Dans certaines régions, certains activistes dénoncent encore la corruption qui gangrène certaines strates de l’économie et de l’administration mais admettent que grâce à l’associatif, l’entraide prime quand l’État est absent. « Dans le cas de Siliana, même si nous avons beaucoup de chômeurs et de personnes précaires, les bénévoles ont tout de suite apporté de la nourriture et nous dénonçons aussi le manque d’action des autorités, régulièrement et publiquement », raconte Dhia Eddine Amara, un membre de la société civile de cette région. Plusieurs délégués régionaux ont d’ailleurs été limogés ce mois-ci à la suite de plaintes pour corruption dans la distribution des aides sociales et pour mauvaise gestion.

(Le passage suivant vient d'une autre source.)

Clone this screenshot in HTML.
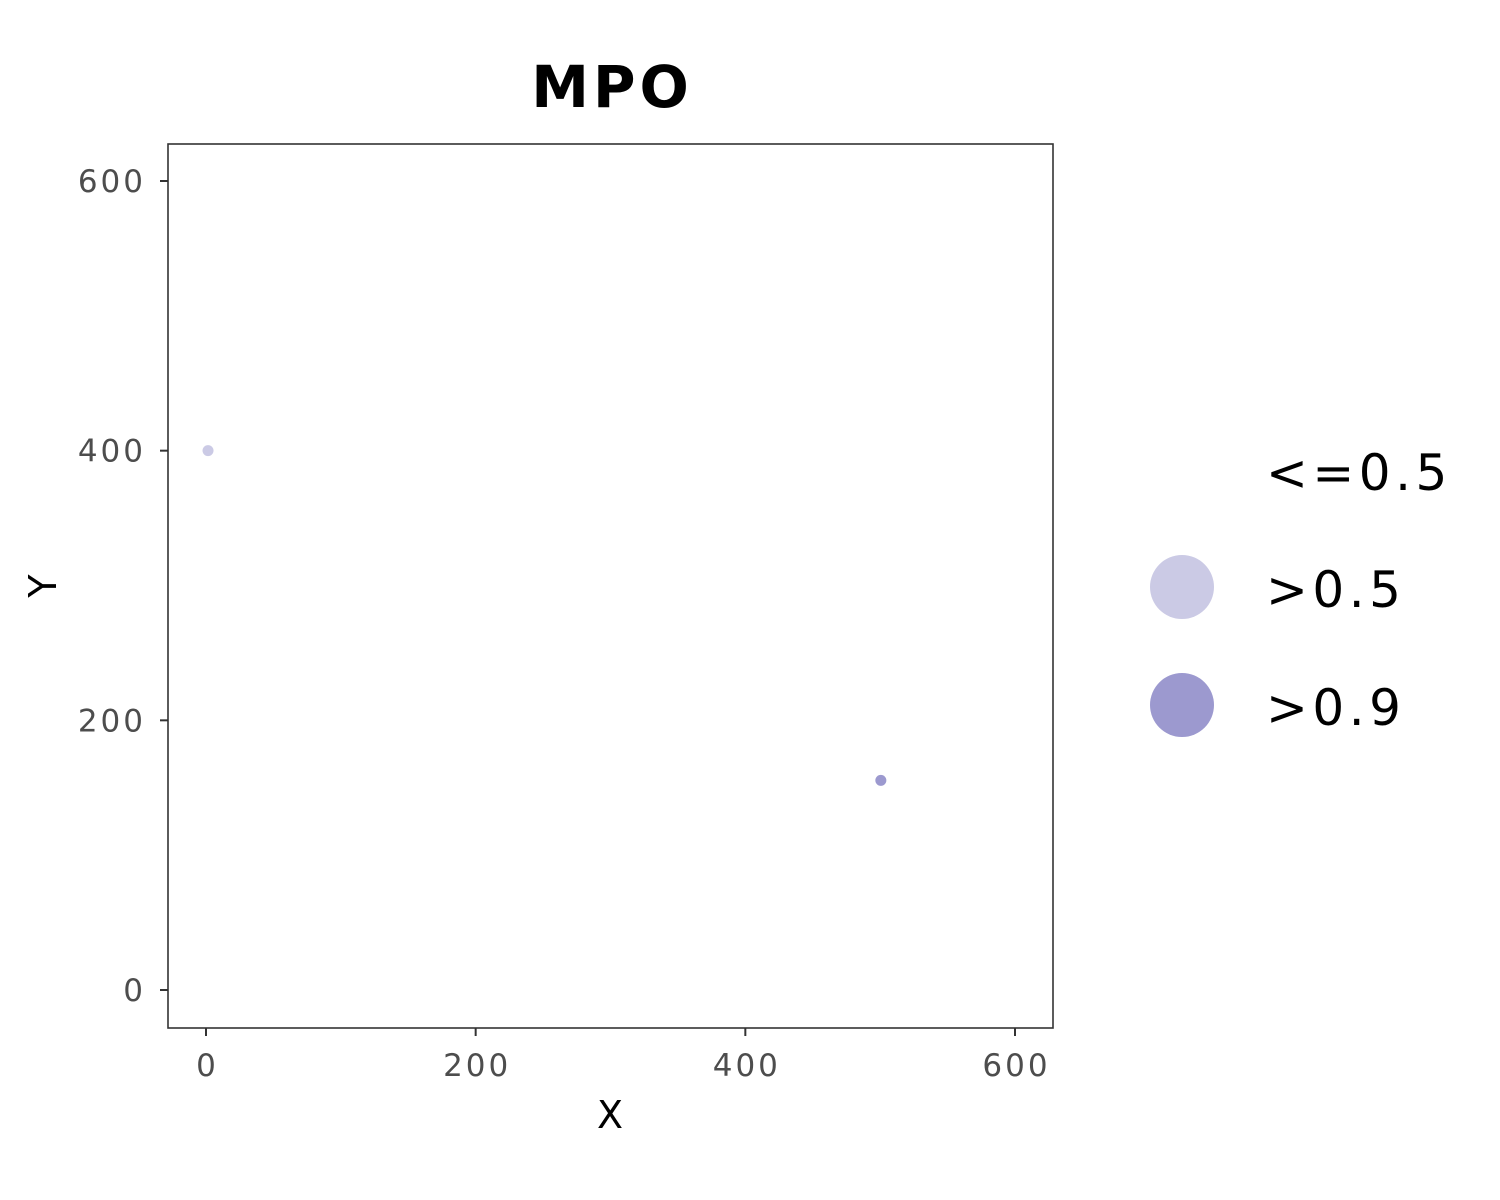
<!DOCTYPE html>
<html><head><meta charset="utf-8"><style>
html,body{margin:0;padding:0;background:#fff;}
svg{display:block;font-family:"DejaVu Sans","Liberation Sans",sans-serif;}
</style></head><body>
<svg width="1500" height="1200" viewBox="0 0 1500 1200" xmlns="http://www.w3.org/2000/svg" id="chart">
<rect width="1500" height="1200" fill="#fff"/>
<text x="612" y="107" text-anchor="middle" font-size="58" font-weight="bold" letter-spacing="4">MPO</text>
<g id="axes"></g>
<rect x="168" y="144" width="885" height="884" fill="none" stroke="#333" stroke-width="1.6"/>
<text x="610" y="1128" text-anchor="middle" font-size="38">X</text>
<text transform="translate(56,586) rotate(-90)" text-anchor="middle" font-size="38">Y</text>
<g letter-spacing="4.5">
<text x="1266" y="490" font-size="50">&lt;=0.5</text>
<circle cx="1182" cy="587" r="32" fill="#cbcae5"/>
<text x="1266" y="607" font-size="50">&gt;0.5</text>
<circle cx="1182" cy="705" r="32" fill="#9c99cf"/>
<text x="1266" y="725" font-size="50">&gt;0.9</text>
</g>
</svg>
<script>
const xTicks=[0,200,400,600];
const yTicks=[0,200,400,600];
const pointX=[1.5,500.5];
const pointY=[400,155.5];
const pointCat=["gt05","gt09"];
const catColor={gt05:"#cbcae5",gt09:"#9c99cf"};
const NS="http://www.w3.org/2000/svg";
const sx=v=>206+v*(1015-206)/600;
const sy=v=>990-v*(990-181)/600;
const g=document.getElementById('axes');
function mk(t,a){const e=document.createElementNS(NS,t);for(const k in a)e.setAttribute(k,a[k]);return e;}
xTicks.forEach(t=>{
 const l=mk('line',{x1:sx(t),x2:sx(t),y1:1028,y2:1036,stroke:'#333','stroke-width':2});
 
 
 g.appendChild(l);
 const tx=mk('text',{x:sx(t)+1.5,y:1076,'text-anchor':'middle','font-size':31,'letter-spacing':3,fill:'#4d4d4d'});
 tx.textContent=t;
 
 
 g.appendChild(tx);
});
yTicks.forEach(t=>{
 const l=mk('line',{x1:160,x2:168,y1:sy(t),y2:sy(t),stroke:'#333','stroke-width':2});
 
 
 g.appendChild(l);
 const tx=mk('text',{x:146,y:sy(t)+11,'text-anchor':'end','font-size':31,'letter-spacing':3,fill:'#4d4d4d'});
 tx.textContent=t;
 
 
 g.appendChild(tx);
});
pointX.forEach((x,i)=>{
 const c=mk('circle',{cx:sx(x),cy:sy(pointY[i]),r:5.5,fill:catColor[pointCat[i]]});
 
 
 g.appendChild(c);
});
</script>
</body></html>
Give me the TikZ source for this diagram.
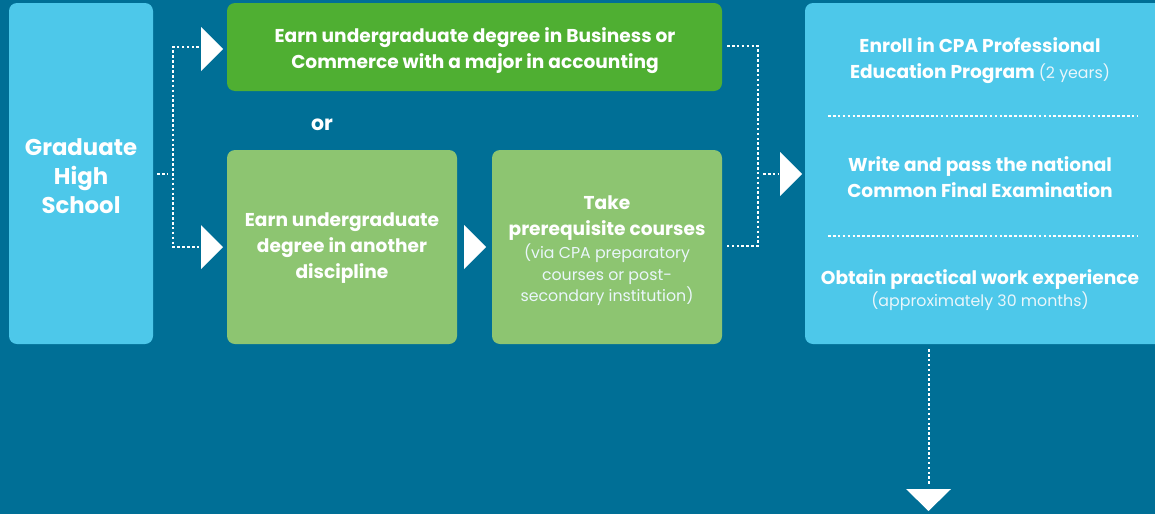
\documentclass[tikz,border=0pt]{standalone}
\usepackage{fontspec}
\setmainfont{Poppins}
\definecolor{bg}{HTML}{006F96}
\definecolor{lblue}{HTML}{4DC8EA}
\definecolor{dgreen}{HTML}{4FAF32}
\definecolor{lgreen}{HTML}{8DC571}
\definecolor{soft}{HTML}{EAF6FB}
\newcommand\smtxt{\mdseries\fontsize{15.8}{21.5}\selectfont\color{soft}}
\begin{document}
\begin{tikzpicture}[x=1pt,y=-1pt,
  box/.style={rounded corners=8pt},
  dots/.style={draw=white,line width=2.6pt,dash pattern=on 2.6pt off 2.3pt},
  tri/.style={fill=white},
  txt/.style={text=white,font=\bfseries\fontsize{18.6}{26}\selectfont,align=center,inner sep=0pt},
  sm/.style={text=soft,font=\fontsize{15.8}{21.5}\selectfont,align=center,inner sep=0pt}
]
\fill[bg] (0,0) rectangle (1155,514);
\useasboundingbox (0,0) rectangle (1155,514);
\begin{scope}
\clip (0,0) rectangle (1155,514);
\fill[lblue,box] (9,3) rectangle (153,344);
\fill[dgreen,box] (227,3) rectangle (722,91);
\fill[lgreen,box] (227,150) rectangle (457,344);
\fill[lgreen,box] (492,150) rectangle (722,344);
\fill[lblue,box] (805,3) rectangle (1170,344);
\end{scope}
% texts
\node[txt,font=\bfseries\fontsize{22.8}{29}\selectfont] (hs) at (81,176) {Graduate\\High\\School};
\node[txt] (bus) at (475,51) {Earn undergraduate degree in Business or\\Commerce with a major in accounting};
\node[txt,font=\bfseries\fontsize{20.5}{22}\selectfont] (or) at (322,125) {or};
\node[txt] (other) at (342,248.5) {Earn undergraduate\\degree in another\\discipline};
\node[txt] (pre) at (607,218.5) {Take\\prerequisite courses};
\node[sm] (preS) at (607,275) {(via CPA preparatory\\courses or post-\\secondary institution)};
\node[txt] (cpa) at (980,61) {Enroll in CPA Professional\\Education Program {\smtxt (2 years)}};
\node[txt] (cfe) at (980,177) {Write and pass the national\\Common Final Examination};
\node[txt] (pwe) at (980,280) {Obtain practical work experience};
\node[sm] (pweS) at (980,301.5) {(approximately 30 months)};
% separators in right box
\coordinate (s1a) at (828,116); \coordinate (s1b) at (1138,116);
\coordinate (s2a) at (828,236); \coordinate (s2b) at (1138,236);
\draw[dots] (s1a) -- (s1b);
\draw[dots] (s2a) -- (s2b);
% left connectors
\coordinate (hsE) at (157,174);
\coordinate (stubE) at (168,174);
\coordinate (l1) at (173,47);
\coordinate (l2) at (173,247);
\coordinate (a1) at (199,47);
\coordinate (a2) at (199,247);
\draw[dots] (hsE) -- (stubE);
\draw[dots] (a1) -- (l1) -- (l2) -- (a2);
\fill[tri] (201,27) -- (223,49) -- (201,71) -- cycle;
\fill[tri] (201,225) -- (223,247) -- (201,269) -- cycle;
% middle arrow
\fill[tri] (464,225) -- (486,247) -- (464,269) -- cycle;
% right connectors
\coordinate (r1) at (727,46);
\coordinate (r2) at (727,246);
\coordinate (v1) at (758,46);
\coordinate (v2) at (758,246);
\coordinate (rs1) at (763,174);
\coordinate (rs2) at (778,174);
\draw[dots] (r1) -- (v1) -- (v2) -- (r2);
\draw[dots] (rs1) -- (rs2);
\fill[tri] (780,152) -- (802,174) -- (780,196) -- cycle;
% bottom arrow
\coordinate (b1) at (929,349);
\coordinate (b2) at (929,486);
\draw[dots] (b1) -- (b2);
\fill[tri] (906,489) -- (951,489) -- (928.5,511) -- cycle;
\end{tikzpicture}
\end{document}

Entre les expressions de l’entraide, la débrouillardise et les tentatives pour maintenir le cap avec une économie vacillante, la Tunisie traverse le confinement total tant bien que mal. Certains experts avancent que la précarité touchera beaucoup plus la population que le Covid-19. La Tunisie aura été jusque-là plus épargnée que ses voisins européens, mais il est difficile de prévoir un scénario de sortie de crise pour le moment. Le déconfinement est prévu pour le 3 mai dans le pays.